Research further identified that of a sample of 27,130 survivors who accessed support during 2019-2020, only 3,348 of survivors were able to access refuge services. It is evident that there is a serious problem of the number of spaces within refuges. This is also highlighted by the fact that there is a 30.1% shortfall in the number of refuge spaces compared to that recommended by the Council of Europe.

As a consequence of this shortcoming, survivors are accessing community-based support; 24,334 of survivors accessed community-based support services within 2019/2020. Community-based support includes outreach, floating support and advocacy (IDVA services). This has not gone un-noticed.
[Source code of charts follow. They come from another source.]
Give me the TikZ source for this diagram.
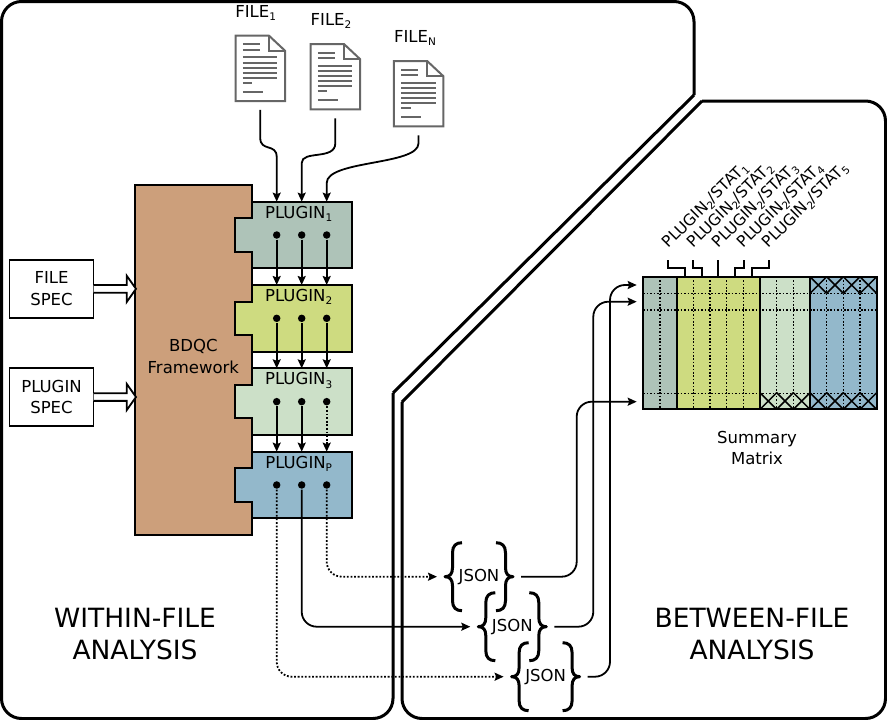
\documentclass[tikz,border=0pt]{standalone}
\usepackage{fontspec}
\setmainfont{DejaVu Sans}
\usepackage{xcolor}
\usetikzlibrary{shapes, arrows.meta, positioning}

\definecolor{frameworkbrown}{HTML}{CC9F7B}
\definecolor{pluginone}{HTML}{AEC3B8}
\definecolor{plugintwo}{HTML}{CEDB80}
\definecolor{pluginthree}{HTML}{CCE0C8}
\definecolor{pluginp}{HTML}{93B8CB}
\definecolor{filegray}{HTML}{666666}

\newcommand{\subtxt}[1]{\raisebox{-0.35ex}{\fontsize{10.5}{10}\selectfont #1}}

% the sheet of paper on a file node
\newcommand{\fileicon}[1]{
    \begin{scope}[shift={(#1.center)}]
        \draw [filegray, line width=2pt, fill=white] (-24.75,-32.6) -- (8.75,-32.6) -- (24.75,-17.6) -- (24.75,32.7) -- (-24.75,32.7) -- cycle;
        \draw [filegray, line width=2pt] (8.75,-32.6) -- (8.75,-17.6) -- (24.75,-17.6);
        \draw [filegray, line width=2pt] (-17.5,-24) -- (-0.25,-24) (-17.5,-18.3) -- (-0.25,-18.3)
            (-17.5,-11) -- (17,-11) (-17.5,-5.6) -- (17,-5.6) (-17.5,-0.6) -- (17,-0.6) (-17.5,4.4) -- (17,4.4) (-17.5,9.4) -- (17,9.4)
            (-17.5,14.4) -- (-8,14.4) (-17.5,23.4) -- (2.5,23.4);
    \end{scope}
}
% the tab that sticks out of a plugin into the framework
\newcommand{\plugintab}[2]{
    \draw [fill=#2, line width=1.8pt] ([yshift=16.67pt]#1.west) -- ++(-16.67,0) -- ++(0,33.33) -- ++(16.67,0);
    \fill [#2] ([yshift=15.8pt]#1.west) rectangle ([xshift=2pt,yshift=-15.8pt]#1.west);
}
\newcommand{\specarrow}[1]{
    \draw [fill=white, line width=1.8pt] (#1.east) ++(0,-3.85) -- ++(33.2,0) -- ++(0,-9.3) -- ++(9.3,13.15) -- ++(-9.3,13.15) -- ++(0,-9.3) -- ++(-33.2,0);
}
\newcommand{\jsonbrace}[1]{
    \begin{scope}[shift={(#1.center)}, line join=round]
        \draw [line width=3pt] (-17,-34) .. controls (-23,-34) and (-26.5,-31) .. (-26.5,-24) -- (-26.5,-9) .. controls (-26.5,-3) and (-29,0) .. (-34,0) .. controls (-29,0) and (-26.5,3) .. (-26.5,9) -- (-26.5,24) .. controls (-26.5,31) and (-23,34) .. (-17,34);
        \draw [line width=3pt] (17,-34) .. controls (23,-34) and (26.5,-31) .. (26.5,-24) -- (26.5,-9) .. controls (26.5,-3) and (29,0) .. (34,0) .. controls (29,0) and (26.5,3) .. (26.5,9) -- (26.5,24) .. controls (26.5,31) and (23,34) .. (17,34);
    \end{scope}
}
\newcommand{\crosscell}[2]{
    \draw [line width=1.5pt] (#1,#2) -- ++(16.67,16.67) ++(-16.67,0) -- ++(16.67,-16.67);
}

\begin{document}
\begin{tikzpicture}[x=1pt, y=-1pt, node distance=83.33pt, font=\fontsize{16.5}{21.5}\selectfont, line width=1.8pt]
    \tikzstyle{plugin} = [rectangle, draw, outer sep=0pt, minimum width=100pt, minimum height=66.67pt]
    \tikzstyle{pluginlabel} = [inner sep=0pt, xshift=-3pt]
    \tikzstyle{spec} = [rectangle, draw, outer sep=0pt, minimum width=84pt, minimum height=58.5pt, align=center]
    \tikzstyle{filebox} = [inner sep=0pt, minimum width=49.5pt, minimum height=65.3pt, outer xsep=0pt, outer ysep=9pt]
    \tikzstyle{dot} = [circle, fill=black, inner sep=0pt, minimum size=7.5pt, node distance=25pt]
    \tikzstyle{json} = [inner sep=0pt, outer sep=0pt, minimum width=84pt, minimum height=68pt]
    \tikzstyle{column} = [rectangle, draw, outer sep=0pt, minimum height=132.6pt]
    \tikzstyle{title} = [font=\fontsize{26.5}{32}\selectfont, align=center]
    \tikzstyle{statlabel} = [rotate=45, anchor=south west, inner sep=0pt, font=\fontsize{15.6}{18}\selectfont]
    \tikzstyle{flow} = [draw, -{Stealth[length=9pt, width=8pt, inset=1.5pt]}, line width=1.8pt]
    \tikzstyle{dotflow} = [flow, dash pattern=on 1.8pt off 1.8pt]
    \tikzstyle{grid} = [line width=1.5pt, dash pattern=on 1.7pt off 1.7pt]
    \tikzstyle{panel} = [draw, line width=3pt]

    \useasboundingbox (0,0) rectangle (887,720);

    % the two analysis panels
    \draw [panel, rounded corners=20pt] (694,95) -- (694,1.5) -- (1.5,1.5) -- (1.5,718.5) -- (393,718.5) -- (393,393);
    \draw [panel] (694,95) -- (393,393);
    \draw [panel, rounded corners=20pt] (702,101) -- (885.5,101) -- (885.5,718.5) -- (402,718.5) -- (402,402);
    \draw [panel] (702,101) -- (402,402);

    \node [title] (within) at (135,634) {WITHIN-FILE\\ANALYSIS};
    \node [title] (between) at (752,634) {BETWEEN-FILE\\ANALYSIS};

    \node [filebox] (file1) at (260.25,68.3) {};
    \node [filebox] (file2) at (335.3,76.7) {};
    \node [filebox] (fileN) at (418.5,93.7) {};
    \fileicon{file1}
    \fileicon{file2}
    \fileicon{fileN}
    \node (file1label) at (255.7,13) {FILE\subtxt{1}};
    \node (file2label) at (331,21) {FILE\subtxt{2}};
    \node (fileNlabel) at (415,38) {FILE\subtxt{N}};

    \node [rectangle, draw, fill=frameworkbrown, outer sep=0pt, minimum width=116.7pt, minimum height=350.5pt] (framework) at (193.35,360) {};
    \node [align=center] (frameworklabel) at (193.35,356.5) {BDQC\\Framework};

    \node [spec] (filespec) at (51.5,288.85) {FILE\\SPEC};
    \node [spec] (pluginspec) at (51.5,397) {PLUGIN\\SPEC};
    \specarrow{filespec}
    \specarrow{pluginspec}

    \node [plugin, fill=pluginone] (plugin1) at (301.7,235) {};
    \node [plugin, fill=plugintwo, below of=plugin1] (plugin2) {};
    \node [plugin, fill=pluginthree, below of=plugin2] (plugin3) {};
    \node [plugin, fill=pluginp, below of=plugin3] (pluginP) {};
    \plugintab{plugin1}{pluginone}
    \plugintab{plugin2}{plugintwo}
    \plugintab{plugin3}{pluginthree}
    \plugintab{pluginP}{pluginp}
    \node [pluginlabel, below=3.5pt of plugin1.north] (plugin1label) {PLUGIN\subtxt{1}};
    \node [pluginlabel, below=3.5pt of plugin2.north] (plugin2label) {PLUGIN\subtxt{2}};
    \node [pluginlabel, below=3.5pt of plugin3.north] (plugin3label) {PLUGIN\subtxt{3}};
    \node [pluginlabel, below=3.5pt of pluginP.north] (pluginPlabel) {PLUGIN\subtxt{P}};

    \node [dot] (dot1b) at (plugin1.center) {};
    \node [dot, left of=dot1b] (dot1a) {};
    \node [dot, right of=dot1b] (dot1c) {};
    \node [dot] (dot2b) at (plugin2.center) {};
    \node [dot, left of=dot2b] (dot2a) {};
    \node [dot, right of=dot2b] (dot2c) {};
    \node [dot] (dot3b) at (plugin3.center) {};
    \node [dot, left of=dot3b] (dot3a) {};
    \node [dot, right of=dot3b] (dot3c) {};
    \node [dot] (dotPb) at (pluginP.center) {};
    \node [dot, left of=dotPb] (dotPa) {};
    \node [dot, right of=dotPb] (dotPc) {};

    \path [flow] (file1.south) -- +(0,28) .. controls +(0,14) and (dot1a |- 0,143) .. (dot1a |- 0,157) -- (dot1a |- plugin1.north);
    \path [flow] (file2.south) -- +(0,25) .. controls +(0,17) and (dot1b |- 0,150) .. (dot1b |- 0,163) -- (dot1b |- plugin1.north);
    \path [flow] (fileN.south) -- +(0,8) .. controls +(0,22) and (dot1c |- 0,160) .. (dot1c |- 0,183) -- (dot1c |- plugin1.north);

    \path [flow] (dot1a) -- (dot1a |- plugin2.north);
    \path [flow] (dot1b) -- (dot1b |- plugin2.north);
    \path [flow] (dot1c) -- (dot1c |- plugin2.north);
    \path [flow] (dot2a) -- (dot2a |- plugin3.north);
    \path [flow] (dot2b) -- (dot2b |- plugin3.north);
    \path [flow] (dot2c) -- (dot2c |- plugin3.north);
    \path [flow] (dot3a) -- (dot3a |- pluginP.north);
    \path [flow] (dot3b) -- (dot3b |- pluginP.north);
    \path [dotflow] (dot3c) -- (dot3c |- pluginP.north);

    \node [json] (json1) at (479,576.7) {JSON};
    \node [json] (json2) at (512.3,626.7) {JSON};
    \node [json] (json3) at (545.6,676.7) {JSON};
    \jsonbrace{json1}
    \jsonbrace{json2}
    \jsonbrace{json3}

    \path [dotflow, rounded corners=15pt] (dotPc) |- (json1.west);
    \path [flow, rounded corners=15pt] (dotPb) |- (json2.west);
    \path [dotflow, rounded corners=15pt] (dotPa) |- (json3.west);

    % summary matrix, one column node per plugin
    \node [column, fill=pluginone, minimum width=33.33pt] (col1) at (660,343) {};
    \node [column, fill=plugintwo, minimum width=83.33pt, right=0pt of col1] (col2) {};
    \node [column, fill=pluginthree, minimum width=50pt, right=0pt of col2] (col3) {};
    \node [column, fill=pluginp, minimum width=66.67pt, right=0pt of col3] (col4) {};

    \draw [grid] (660,276.7) -- (660,409.3) (693.3,276.7) -- (693.3,409.3) (710,276.7) -- (710,409.3) (726.7,276.7) -- (726.7,409.3) (743.3,276.7) -- (743.3,409.3)
        (776.7,276.7) -- (776.7,409.3) (793.3,276.7) -- (793.3,409.3) (826.7,276.7) -- (826.7,409.3) (843.3,276.7) -- (843.3,409.3) (860,276.7) -- (860,409.3);
    \draw [grid] (643.3,293.3) -- (877.3,293.3) (643.3,310) -- (877.3,310) (643.3,393.3) -- (877.3,393.3);

    \crosscell{760}{392.7}
    \crosscell{776.67}{392.7}
    \crosscell{793.33}{392.7}
    \crosscell{810}{392.7}
    \crosscell{826.67}{392.7}
    \crosscell{843.33}{392.7}
    \crosscell{860}{392.7}
    \crosscell{810}{276.7}
    \crosscell{826.67}{276.7}
    \crosscell{843.33}{276.7}
    \crosscell{860}{276.7}

    \node [statlabel] (stat1) at (671,252) {PLUGIN\subtxt{2}/STAT\subtxt{1}};
    \node [statlabel] (stat2) at (696,252) {PLUGIN\subtxt{2}/STAT\subtxt{2}};
    \node [statlabel] (stat3) at (721,252) {PLUGIN\subtxt{2}/STAT\subtxt{3}};
    \node [statlabel] (stat4) at (746,252) {PLUGIN\subtxt{2}/STAT\subtxt{4}};
    \node [statlabel] (stat5) at (771,252) {PLUGIN\subtxt{2}/STAT\subtxt{5}};

    \coordinate (tick1) at (667.7,260);
    \coordinate (tick2) at (693.3,260);
    \coordinate (tick3) at (718.3,260);
    \coordinate (tick4) at (744,260);
    \coordinate (tick5) at (769,260);
    \draw (tick1) -- +(0,8.3) -| (685,0 |- col2.north);
    \draw (tick2) -- +(0,8.3) -| (702,0 |- col2.north);
    \draw (tick3) -- (tick3 |- col2.north);
    \draw (tick4) -- +(0,8.3) -| (735,0 |- col2.north);
    \draw (tick5) -- +(0,8.3) -| (751.7,0 |- col2.north);

    \coordinate (row1) at (636.7,285);
    \coordinate (row2) at (636.7,301.7);
    \coordinate (row3) at (636.7,401.7);
    \coordinate (bend1) at (576.7,401.7);
    \coordinate (bend2) at (593.3,301.7);
    \coordinate (bend3) at (610,285);
    \path [flow, rounded corners=15pt] (json1.east) -| (bend1) -- (row3);
    \path [flow, rounded corners=15pt] (json2.east) -| (bend2) -- (row2);
    \path [flow, rounded corners=15pt] (json3.east) -| (bend3) -- (row1);

    \node [align=center] (summary) at (757,448) {Summary\\Matrix};
\end{tikzpicture}
\end{document}
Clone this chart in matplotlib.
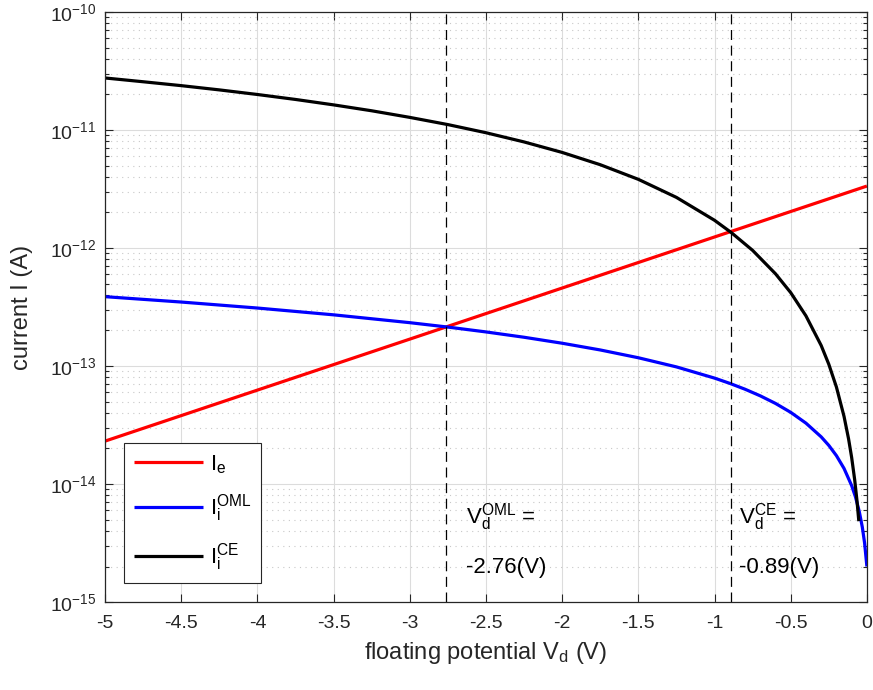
import numpy as np
import matplotlib
matplotlib.use('Agg')
import matplotlib.pyplot as plt
from matplotlib.ticker import LogLocator, NullFormatter

plt.rcParams['font.family'] = ['Liberation Sans', 'DejaVu Sans']
plt.rcParams['mathtext.fontset'] = 'custom'
plt.rcParams['mathtext.rm'] = 'Liberation Sans'
plt.rcParams['mathtext.it'] = 'Liberation Sans'
plt.rcParams['mathtext.sf'] = 'Liberation Sans'

# electron current (straight line on the log axis)
v_e = [-5, -4, -3, -2, -1, 0]
i_e = [2.31e-14, 6.25e-14, 1.69e-13, 4.58e-13, 1.24e-12, 3.35e-12]

# ion current, OML theory, in units of 1e-13 A
v_oml = [-5, -4.5, -4, -3.5, -3, -2.75, -2.5, -2.25, -2, -1.75, -1.5, -1.25,
         -1, -0.9, -0.8, -0.7, -0.6, -0.5, -0.4, -0.3, -0.25, -0.2, -0.15,
         -0.1, -0.075, -0.05, -0.03, -0.015, 0]
i_oml = [3.87, 3.485, 3.10, 2.715, 2.33, 2.138, 1.945, 1.753, 1.56, 1.368,
         1.175, 0.983, 0.79, 0.713, 0.636, 0.559, 0.482, 0.405, 0.328, 0.251,
         0.2125, 0.174, 0.1355, 0.097, 0.0778, 0.0585, 0.0431, 0.0316, 0.02]

# ion current, CE model (log10 of current in A)
v_ce = [-5, -4.75, -4.5, -4.25, -4, -3.75, -3.5, -3.25, -3, -2.75, -2.5,
        -2.25, -2, -1.75, -1.5, -1.25, -1, -0.89, -0.75, -0.6, -0.5, -0.4,
        -0.3, -0.25, -0.2, -0.15, -0.12, -0.1, -0.08, -0.065, -0.053]
log_i_ce = [-10.559, -10.591, -10.624, -10.660, -10.699, -10.741, -10.787,
            -10.837, -10.893, -10.954, -11.023, -11.101, -11.190, -11.294,
            -11.418, -11.571, -11.765, -11.869, -12.020, -12.218, -12.378,
            -12.575, -12.826, -12.985, -13.178, -13.427, -13.619, -13.775,
            -13.965, -14.142, -14.315]

# floating potentials
vd_oml = -2.76
vd_ce = -0.89

x_ticks = [-5, -4.5, -4, -3.5, -3, -2.5, -2, -1.5, -1, -0.5, 0]
x_labels = ['-5', '-4.5', '-4', '-3.5', '-3', '-2.5', '-2', '-1.5', '-1', '-0.5', '0']

fig = plt.figure(figsize=(8.73, 6.90), dpi=100)
ax = fig.add_axes([0.1203, 0.1275, 0.8727, 0.8551])

edge = '#262626'

ax.plot(v_e, i_e, color='#ff0000', lw=2.3, solid_capstyle='butt',
        label=r'$\mathregular{I_e}$')
ax.plot(v_oml, np.array(i_oml) * 1e-13, color='#0000ff', lw=2.3,
        solid_capstyle='butt', label=r'$\mathregular{I_i^{OML}}$')
ax.plot(v_ce, 10.0 ** np.array(log_i_ce), color='#000000', lw=2.3,
        solid_capstyle='butt', label=r'$\mathregular{I_i^{CE}}$')

for vd in (vd_oml, vd_ce):
    ax.axvline(vd, color='k', lw=0.9, dashes=(8, 4.5))

ax.set_yscale('log')
ax.set_xlim(-5, 0)
ax.set_ylim(1e-15, 1e-10)
ax.set_xticks(x_ticks)
ax.set_xticklabels(x_labels)
ax.yaxis.set_major_locator(LogLocator(base=10, numticks=10))
ax.yaxis.set_minor_locator(LogLocator(base=10, subs=np.arange(2, 10), numticks=10))
ax.yaxis.set_minor_formatter(NullFormatter())

ax.grid(True, which='major', color='#dcdcdc', lw=0.8)
ax.grid(True, which='minor', axis='y', color='#c8c8c8', lw=0.8, ls=(0, (1, 4)))
ax.set_axisbelow(True)

ax.tick_params(which='both', direction='in', top=True, right=True, colors=edge,
               labelsize=14)
ax.tick_params(which='major', length=6, width=0.8)
ax.tick_params(which='minor', length=3, width=0.8)
ax.tick_params(axis='x', pad=9)
ax.tick_params(axis='y', pad=6)
for s in ax.spines.values():
    s.set_color(edge)
    s.set_linewidth(0.9)

ax.set_xlabel(r'floating potential $\mathregular{V_d}$ (V)', fontsize=17, color=edge, labelpad=6)
ax.set_ylabel('current I (A)', fontsize=17, color=edge, labelpad=12)

ax.text(vd_oml + 0.13, 10**-14.28, r'$\mathregular{V_d^{OML}}$ =', fontsize=16, va='center')
ax.text(vd_oml + 0.13, 10**-14.71, '-2.76(V)', fontsize=16, va='center')
ax.text(vd_ce + 0.05, 10**-14.28, r'$\mathregular{V_d^{CE}}$ =', fontsize=16, va='center')
ax.text(vd_ce + 0.05, 10**-14.71, '-0.89(V)', fontsize=16, va='center')

leg = ax.legend(loc='lower left', bbox_to_anchor=(0.025, 0.0325), fontsize=16,
                handlelength=3.1, handletextpad=0.3, labelspacing=0.75,
                fancybox=False, framealpha=1, edgecolor=edge, borderpad=0.45,
                borderaxespad=0)
leg.get_frame().set_linewidth(0.8)

fig.savefig('out.png', dpi=100)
There has been a joint call from commissioners to the Government highlighting this issue and the need for greater support for community-based services.

The Children’s Commissioner, the Victims’ Commissioner and the Domestic Abuse Commissioner have called for the Government to include statutory provisions for local authorities to fund community-based services. The joint call recognises that there has been a shift from refuges to community-based services. In light of this, the Commissioners’ call for this to be identified within the Domestic Violence Bill; which is currently at the committee stage of the House of Lords. They claim that if the Bill does not address this, it will create a two-tier system, which would leave the survivors who are most vulnerable without appropriate support.

Within a system which already lacks protection for marginalised women, statutory provisions must be included to ensure inclusivity for all women and children can access support they need.

Within Goodman Ray we recognise and understand the importance of community-based support. We have a dedicated domestic abuse team which works closely with organisations and charities, who support survivors of domestic abuse.

 

Nicole Mann

Paralegal

 

* Women’s Aid. (2021) The Domestic Abuse Report 2021: The Annual Audit, Bristol: Women’s Aid.

* *On Track is the Women’s Aid case management and outcomes monitoring database. It is used by over 60 local service providers throughout England.